WHAT TO DO: Repeat the listing that follows, character for character, minus the pictures.

-- START OF SOURCE EXCERPT --

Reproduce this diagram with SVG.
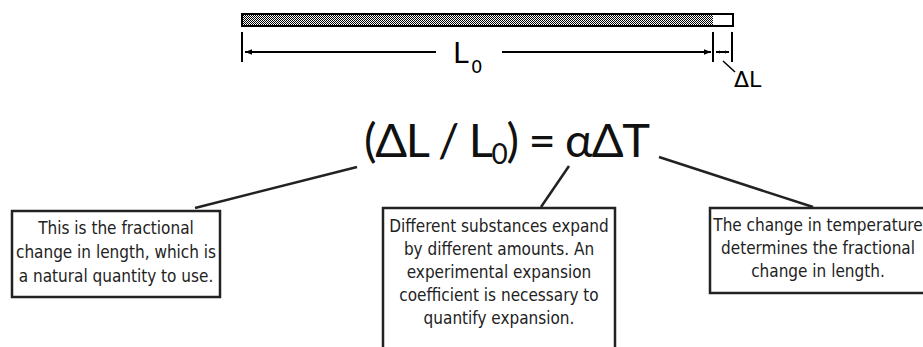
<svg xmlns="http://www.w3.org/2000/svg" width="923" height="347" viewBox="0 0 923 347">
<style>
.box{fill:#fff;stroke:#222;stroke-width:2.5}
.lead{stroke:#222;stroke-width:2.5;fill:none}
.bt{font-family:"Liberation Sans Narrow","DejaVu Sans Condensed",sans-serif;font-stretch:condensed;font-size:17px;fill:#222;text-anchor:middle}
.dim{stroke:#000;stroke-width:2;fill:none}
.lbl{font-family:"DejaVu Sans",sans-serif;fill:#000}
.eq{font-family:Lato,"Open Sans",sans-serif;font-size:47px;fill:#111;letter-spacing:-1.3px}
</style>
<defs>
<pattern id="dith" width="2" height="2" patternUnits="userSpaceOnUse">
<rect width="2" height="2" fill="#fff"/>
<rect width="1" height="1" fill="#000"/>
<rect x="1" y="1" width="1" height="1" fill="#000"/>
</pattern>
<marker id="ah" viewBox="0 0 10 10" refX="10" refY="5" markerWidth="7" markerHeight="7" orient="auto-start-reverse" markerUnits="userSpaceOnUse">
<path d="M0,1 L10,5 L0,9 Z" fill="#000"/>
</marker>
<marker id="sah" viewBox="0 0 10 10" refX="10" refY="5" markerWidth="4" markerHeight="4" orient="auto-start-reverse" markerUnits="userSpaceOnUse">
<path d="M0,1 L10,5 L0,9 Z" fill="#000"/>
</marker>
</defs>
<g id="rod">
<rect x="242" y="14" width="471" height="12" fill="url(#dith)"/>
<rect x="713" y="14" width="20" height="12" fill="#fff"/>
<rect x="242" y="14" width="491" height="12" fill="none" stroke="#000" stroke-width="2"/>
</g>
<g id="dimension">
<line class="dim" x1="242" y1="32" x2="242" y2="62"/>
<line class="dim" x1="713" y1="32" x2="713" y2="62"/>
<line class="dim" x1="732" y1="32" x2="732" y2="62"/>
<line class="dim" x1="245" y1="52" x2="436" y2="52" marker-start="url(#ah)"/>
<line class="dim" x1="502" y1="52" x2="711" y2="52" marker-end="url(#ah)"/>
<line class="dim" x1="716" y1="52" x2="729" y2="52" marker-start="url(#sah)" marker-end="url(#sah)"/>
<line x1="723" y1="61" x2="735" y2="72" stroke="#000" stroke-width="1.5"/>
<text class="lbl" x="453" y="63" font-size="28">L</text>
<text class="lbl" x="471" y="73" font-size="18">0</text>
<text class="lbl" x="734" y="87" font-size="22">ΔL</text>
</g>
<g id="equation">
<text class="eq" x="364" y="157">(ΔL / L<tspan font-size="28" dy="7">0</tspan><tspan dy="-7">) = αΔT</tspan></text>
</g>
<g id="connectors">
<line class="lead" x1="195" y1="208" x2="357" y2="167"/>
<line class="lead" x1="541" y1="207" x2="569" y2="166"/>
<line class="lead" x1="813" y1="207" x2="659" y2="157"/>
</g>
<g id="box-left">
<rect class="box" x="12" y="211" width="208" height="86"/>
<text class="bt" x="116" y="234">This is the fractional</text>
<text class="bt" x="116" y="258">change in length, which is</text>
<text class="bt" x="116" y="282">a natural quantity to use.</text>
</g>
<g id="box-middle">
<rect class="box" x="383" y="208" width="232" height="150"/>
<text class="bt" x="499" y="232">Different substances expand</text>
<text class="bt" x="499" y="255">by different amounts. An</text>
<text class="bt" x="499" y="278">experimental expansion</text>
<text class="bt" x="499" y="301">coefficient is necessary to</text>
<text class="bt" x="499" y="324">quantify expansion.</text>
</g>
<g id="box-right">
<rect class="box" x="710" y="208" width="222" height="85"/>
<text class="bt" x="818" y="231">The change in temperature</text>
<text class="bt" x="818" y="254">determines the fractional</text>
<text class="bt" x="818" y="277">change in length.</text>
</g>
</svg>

-- END OF SOURCE EXCERPT --

WORKED ANSWER:
Reproduce this diagram with SVG.
<svg xmlns="http://www.w3.org/2000/svg" width="923" height="347" viewBox="0 0 923 347">
<style>
.box{fill:#fff;stroke:#222;stroke-width:2.5}
.lead{stroke:#222;stroke-width:2.5;fill:none}
.bt{font-family:"Liberation Sans Narrow","DejaVu Sans Condensed",sans-serif;font-stretch:condensed;font-size:17px;fill:#222;text-anchor:middle}
.dim{stroke:#000;stroke-width:2;fill:none}
.lbl{font-family:"DejaVu Sans",sans-serif;fill:#000}
.eq{font-family:Lato,"Open Sans",sans-serif;font-size:47px;fill:#111;letter-spacing:-1.3px}
</style>
<defs>
<pattern id="dith" width="2" height="2" patternUnits="userSpaceOnUse">
<rect width="2" height="2" fill="#fff"/>
<rect width="1" height="1" fill="#000"/>
<rect x="1" y="1" width="1" height="1" fill="#000"/>
</pattern>
<marker id="ah" viewBox="0 0 10 10" refX="10" refY="5" markerWidth="7" markerHeight="7" orient="auto-start-reverse" markerUnits="userSpaceOnUse">
<path d="M0,1 L10,5 L0,9 Z" fill="#000"/>
</marker>
<marker id="sah" viewBox="0 0 10 10" refX="10" refY="5" markerWidth="4" markerHeight="4" orient="auto-start-reverse" markerUnits="userSpaceOnUse">
<path d="M0,1 L10,5 L0,9 Z" fill="#000"/>
</marker>
</defs>
<g id="rod">
<rect x="242" y="14" width="471" height="12" fill="url(#dith)"/>
<rect x="713" y="14" width="20" height="12" fill="#fff"/>
<rect x="242" y="14" width="491" height="12" fill="none" stroke="#000" stroke-width="2"/>
</g>
<g id="dimension">
<line class="dim" x1="242" y1="32" x2="242" y2="62"/>
<line class="dim" x1="713" y1="32" x2="713" y2="62"/>
<line class="dim" x1="732" y1="32" x2="732" y2="62"/>
<line class="dim" x1="245" y1="52" x2="436" y2="52" marker-start="url(#ah)"/>
<line class="dim" x1="502" y1="52" x2="711" y2="52" marker-end="url(#ah)"/>
<line class="dim" x1="716" y1="52" x2="729" y2="52" marker-start="url(#sah)" marker-end="url(#sah)"/>
<line x1="723" y1="61" x2="735" y2="72" stroke="#000" stroke-width="1.5"/>
<text class="lbl" x="453" y="63" font-size="28">L</text>
<text class="lbl" x="471" y="73" font-size="18">0</text>
<text class="lbl" x="734" y="87" font-size="22">ΔL</text>
</g>
<g id="equation">
<text class="eq" x="364" y="157">(ΔL / L<tspan font-size="28" dy="7">0</tspan><tspan dy="-7">) = αΔT</tspan></text>
</g>
<g id="connectors">
<line class="lead" x1="195" y1="208" x2="357" y2="167"/>
<line class="lead" x1="541" y1="207" x2="569" y2="166"/>
<line class="lead" x1="813" y1="207" x2="659" y2="157"/>
</g>
<g id="box-left">
<rect class="box" x="12" y="211" width="208" height="86"/>
<text class="bt" x="116" y="234">This is the fractional</text>
<text class="bt" x="116" y="258">change in length, which is</text>
<text class="bt" x="116" y="282">a natural quantity to use.</text>
</g>
<g id="box-middle">
<rect class="box" x="383" y="208" width="232" height="150"/>
<text class="bt" x="499" y="232">Different substances expand</text>
<text class="bt" x="499" y="255">by different amounts. An</text>
<text class="bt" x="499" y="278">experimental expansion</text>
<text class="bt" x="499" y="301">coefficient is necessary to</text>
<text class="bt" x="499" y="324">quantify expansion.</text>
</g>
<g id="box-right">
<rect class="box" x="710" y="208" width="222" height="85"/>
<text class="bt" x="818" y="231">The change in temperature</text>
<text class="bt" x="818" y="254">determines the fractional</text>
<text class="bt" x="818" y="277">change in length.</text>
</g>
</svg>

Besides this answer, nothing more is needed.